While Edison had no fundamental knowledge of how various materials resist electrical current, today’s engineers are often armed with greater technical knowledge and experience about their domain. This allows them to create initial designs based on intuition before testing the designs to failure. Design flaws observed during a test can then be incrementally improved through what we call the make-it-and-break-it method.
Advances in computing power and in computer-aided engineering (CAE) software now make it possible to create virtual prototypes of potential designs prior to building and testing expensive physical prototypes. This reduces the cost and time required to perform each design iteration and provides greater understanding of how a design performs.
However, the potential of the virtual prototyping approach is still limited by two main factors. First, each iteration requires an engineer to manually create or modify a computer model of the system. Despite ever improving software, this is still a cumbersome, error-prone and time-consuming process.
Second, the success of this approach still relies heavily on the limitations of human intuition and experience. No matter how brilliant the design team is, the human mind often cannot predict or comprehend the effects of changing multiple variables at the same time in a very complex system. This profound barrier, coupled with time constraints, severely limits the number and types of design iterations that get performed. The result is too often a sub-optimal solution that is an artifact of the team’s collective experience.
The desire to increase productivity led naturally to automation of the design iteration process. Process automation software was introduced that could capture and execute automatically the typical manual process to build and test a virtual prototype. Thus, each new design iteration could be performed more quickly, and without the usual drudgery and fear of manual errors.
It soon became obvious that exploration of the design space could also be automated by adding a smart “do-loop” around a design evaluation process, and an instant market was created for all of the classical methods of optimization and design of experiments.
With the promise of reducing design time and cost while improving product quality, automated design optimization held tremendous potential. Starting with a sub-optimal design, a numerical optimization algorithm could be used to iteratively adjust a set of pre-selected design parameters in an attempt to achieve a set of design targets.
But the promise of this approach was not easily realized. It was quickly discovered that classical numerical optimization algorithms have significant limitations when applied to a wide range of commercial design problems. Many algorithms are applicable only to certain types of design variables, or when the number of design variables is small. They may produce smaller improvements than could be attained, or the end result may depend on the starting design. And those methods that have broader search capability are often very inefficient. Moreover, selecting the right algorithm for a problem and setting its tuning parameters turned out to be a complex research problem in itself, usually requiring an iterative process not too dissimilar from the Edisonian approach described above.

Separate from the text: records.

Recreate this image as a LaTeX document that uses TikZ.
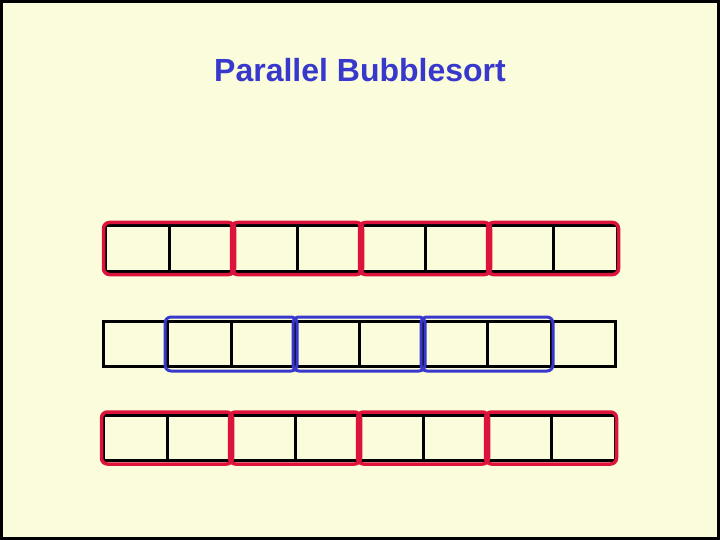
\documentclass[tikz,border=0pt]{standalone}
\usepackage{fontspec}
\setmainfont{Liberation Sans}
\usepackage{xcolor}
\usepackage{tikz}
\usetikzlibrary{positioning,fit}

\definecolor{paper}{HTML}{FAFCDC}
\definecolor{pairred}{HTML}{DC143C}
\definecolor{pairblue}{HTML}{3838CC}

\begin{document}
\begin{tikzpicture}[
  x=1pt, y=-1pt,
  cell/.style={rectangle, draw=black, line width=3pt, minimum width=64pt,
               minimum height=45pt, inner sep=0pt},
  redpair/.style={rectangle, draw=pairred, line width=3.5pt, rounded corners=6pt,
                  inner xsep=0pt, inner ysep=2pt},
  bluepair/.style={rectangle, draw=pairblue, line width=3pt, rounded corners=6pt,
                   inner xsep=0.5pt, inner ysep=3pt},
  heading/.style={font=\bfseries\fontsize{32}{38}\selectfont, text=pairblue}
]

% Frame
\useasboundingbox (0,0) rectangle (720,540);
\draw[fill=paper, line width=3pt] (1.5,1.5) rectangle (718.5,538.5);

% Title
\node[heading] (title) at (360,70) {Parallel Bubblesort};

% Row 1: odd phase
\foreach \i in {1,...,8}
  \node[cell] (a\i) at ({105+64*(\i-0.5)},248.5) {};

% Row 2: even phase
\foreach \i in {1,...,8}
  \node[cell] (b\i) at ({103+64*(\i-0.5)},344) {};

% Row 3: odd phase
\foreach \i in {1,...,8}
  \node[cell] (c\i) at ({103+64*(\i-0.5)},438) {};

% Compared pairs
\node[redpair, fit=(a1)(a2)] (pa1) {};
\node[redpair, fit=(a3)(a4)] (pa2) {};
\node[redpair, fit=(a5)(a6)] (pa3) {};
\node[redpair, fit=(a7)(a8)] (pa4) {};

\node[bluepair, fit=(b2)(b3)] (pb1) {};
\node[bluepair, fit=(b4)(b5)] (pb2) {};
\node[bluepair, fit=(b6)(b7)] (pb3) {};

\node[redpair, fit=(c1)(c2)] (pc1) {};
\node[redpair, fit=(c3)(c4)] (pc2) {};
\node[redpair, fit=(c5)(c6)] (pc3) {};
\node[redpair, fit=(c7)(c8)] (pc4) {};

\end{tikzpicture}
\end{document}
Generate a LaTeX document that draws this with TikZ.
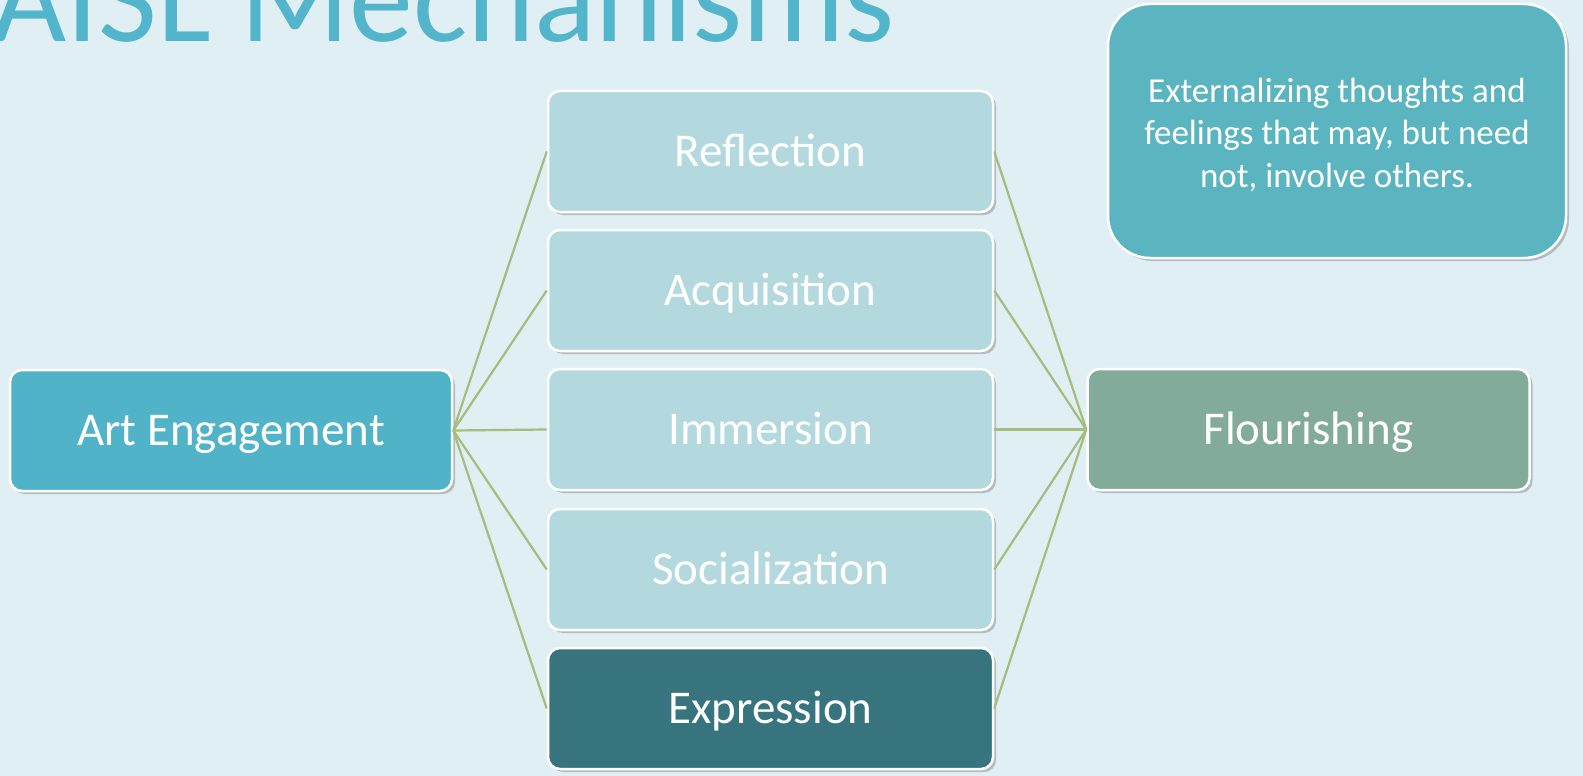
\documentclass[tikz,border=0pt]{standalone}
\usepackage{fontspec}
\setmainfont{Carlito}
\usetikzlibrary{shadows}
\definecolor{bgc}{HTML}{E0EFF3}
\definecolor{titlec}{HTML}{52B5CB}
\definecolor{aec}{HTML}{50B3C8}
\definecolor{midc}{HTML}{B3D9DF}
\definecolor{expc}{HTML}{37747D}
\definecolor{flc}{HTML}{82AB9A}
\definecolor{callc}{HTML}{5BB5C0}
\definecolor{linec}{HTML}{A4BD7D}
\tikzset{
  boxbase/.style={rounded corners=12pt, draw=white, line width=2.5pt, minimum height=121pt,
    text=white, font=\fontsize{47}{56}\selectfont, text height=30pt, text depth=0pt, inner sep=0pt,
    drop shadow={shadow xshift=3pt, shadow yshift=-3pt, opacity=0.3, fill=black!70}},
  sidebox/.style={boxbase, minimum width=442pt},
  midbox/.style={boxbase, minimum width=445pt, fill=midc},
  link/.style={draw=linec, line width=2.2pt},
  callout/.style={rounded corners=42pt, draw=white, line width=2.5pt, fill=callc,
    minimum width=458pt, minimum height=254pt, inner sep=0pt,
    drop shadow={shadow xshift=3pt, shadow yshift=-3pt, opacity=0.3, fill=black!70}},
  calltext/.style={text=white, align=center, inner sep=0pt, font=\fontsize{35}{42.5}\selectfont},
}
\begin{document}
\begin{tikzpicture}[x=1pt,y=-1pt]
\useasboundingbox (0,0) rectangle (1583,776);
\clip (0,0) rectangle (1583,776);
\fill[bgc] (0,0) rectangle (1583,776);
\node[anchor=base west, inner sep=0pt, text=titlec, font=\fontsize{128}{132}\selectfont] (title) at (-8,42) {AISL Mechanisms};
\node[sidebox, fill=aec] (ae) at (231,430.5) {Art Engagement};
\node[midbox] (refl) at (770.5,151.5) {Reflection};
\node[midbox] (acq) at (770.5,290.5) {Acquisition};
\node[midbox] (imm) at (770.5,429.5) {Immersion};
\node[midbox] (soc) at (770.5,569.5) {Socialization};
\node[midbox, fill=expc] (expr) at (770.5,708.5) {Expression};
\node[sidebox, fill=flc] (fl) at (1308.5,429.5) {Flourishing};
\node[callout] (call) at (1337,131) {};
\node[calltext] (calltxt) at ([yshift=-4pt]call.center) {Externalizing thoughts and\\feelings that may, but need\\not, involve others.};
\foreach \m in {refl,acq,imm,soc,expr}{
  \draw[link] (ae.east) -- (\m.west);
  \draw[link] (\m.east) -- (fl.west);
}
\end{tikzpicture}
\end{document}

As a result, the practical application of design automation tools based on classical optimization technology has most often resulted in only incremental improvements at best, a small benefit compared to the promise of the technology. Many optimization tools in use today still fall into this category.
Fortunately, with advanced hybrid and adaptive design search algorithms available, the capability now exists to efficiently explore a much larger and more complex design space. These methods take full advantage of powerful, inexpensive computers and networks to modify virtual system models, while intelligently searching for optimal values of design parameters that affect product performance and cost.
This means that designers can consider a larger number of design variables each with a wider range, providing two key benefits: First, designers don’t have to waste time simplifying the definition of a problem into a form that a traditional optimization algorithm can handle. Second, and most importantly, a wider initial definition of the design problem dramatically increases the chance of discovering a significantly better design, perhaps even a new design concept that is outside the initial intuition of the engineering team.
This new class of optimization technology enables broader, more comprehensive and faster searches for innovative designs than was possible using previous generations of tools. Moreover, it requires no expertise in optimization theory, so it is actually easier to use by non-experts and experts alike. By leveraging an engineer’s potential to discover new design concepts, this new class of optimization technology overcomes the limits of human intuition and extends the designer’s professional capability to achieve break-through designs and accelerated innovation.